Kereta datang ke peron kira-kira 5 menit setelah kami on-board. Di sana ada tulisan berapa menit lagi keretanya akan datang, dan itu sesuai dengan apa yang ditulis. Inilah yang sangat membedakan antara Singapore dengan Jakarta. Disini pengguna transportasi umum mendapatkan kepastian waktu kedatangan, andaikata terlambat pun paling hanya beberapa menit dari yang seharusnya. Di Jakarta kita tidak tahu sama sekali kapan angkutan umum akan datang. Kadang dua angkutan sekaligus, kadang tidak ada sama sekali dalam dua jam menunggu.

Suasana di dalam kereta seperti yang tergambarkan dalam filem holywood atau filem jepang. Di situ ada tempat duduk yang tulisannya 'reserved', yaitu direserved untuk orang tua, ibu hamil dan orang cacat. Beberapa kali saya lihat sendiri orang disitu memberikan tempat duduknya kepada beberapa kategori yang saya sebutkan sebelumnya. Hal ini juga saya banyak jumpai di Jakarta, walaupun agak jarang karena penuh-sesaknya bus atau kereta sehingga lelaki yang masih kuat sekalipun harus tertidur ketika di perjalanan.

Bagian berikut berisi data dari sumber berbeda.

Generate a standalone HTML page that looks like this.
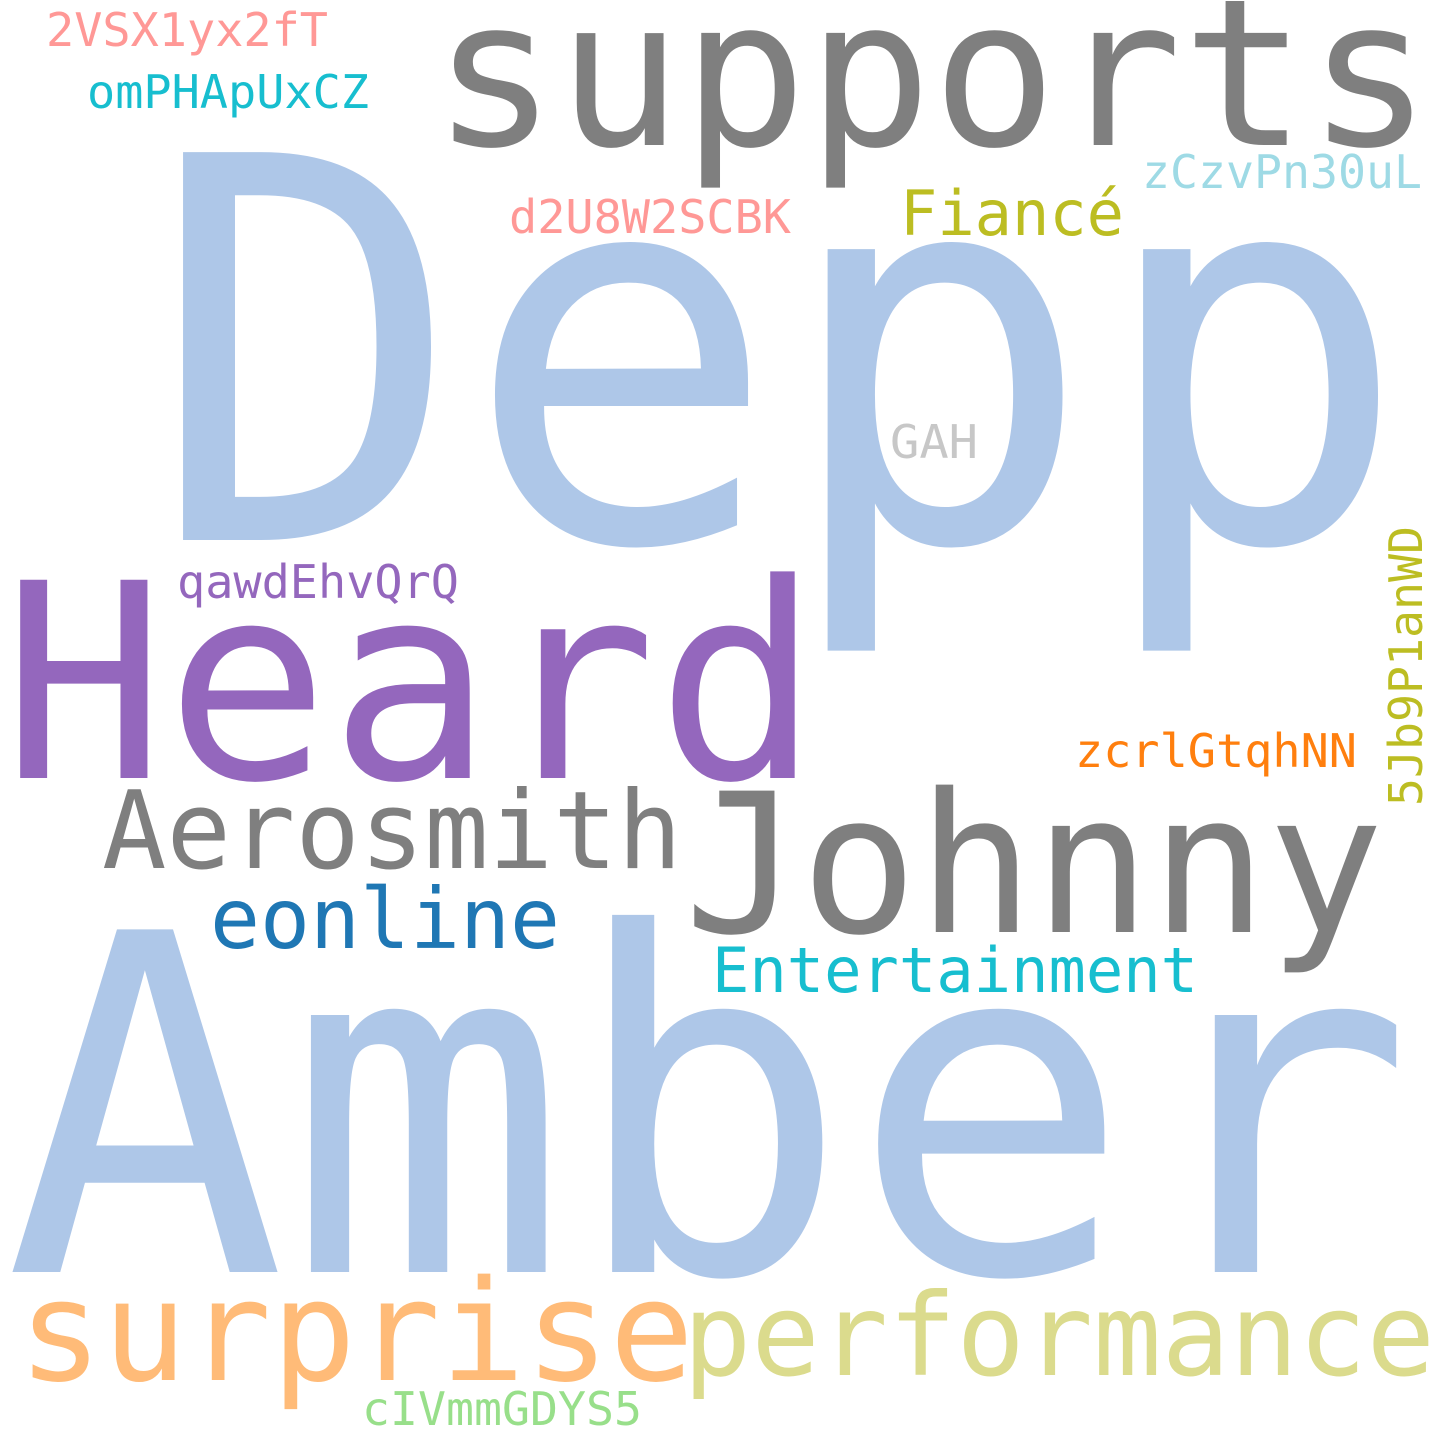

Yang menarik dari sistem transportasi di Singapore adalah korelasi antara satu angkutan dengan lainnya. Ketika merasakan perjalanan dengan MRT, kita dua kali harus pindah kereta atau dengan kata lain pindah jalur. Hal ini mirip seperti Busway di Jakarta yang bisa pindah jalur busway di halte transfer. Penumpang disini dipaksa bergerak cepat dalam pindah jalur karena kereta dari jalur lain akan datang tepat ketika dia sampai di peron untuk jalur berikutnya. Jika berjalan lambat, maka dia akan ketinggalan kereta dan harus menunggu hingga 15 menit. Hal yang sama juga saya rasakan terhadap jadwal bus. Jika ingin transfer bus, maka harus berjalan cepat ketika ingin mengejar bus yang akan kita naiki berikutnya. Terlambat berjalan, maka bus sudah keburu pergi. Makanya saya rasakan orang berjalan di Singapore memiliki kecepatan yang lebih baik daripada di Jakarta karena memang mereka tahu bahwa mereka harus cepat jika tidak ingin ketinggalan karena ada kepastian jadwal. Bandingkan dengan Jakarta, ketika kita pindah jalur busway maka 99% kita akan mengalami penumpukan penumpang. Lagi-lagi karena tidak ada kepastian jadwal.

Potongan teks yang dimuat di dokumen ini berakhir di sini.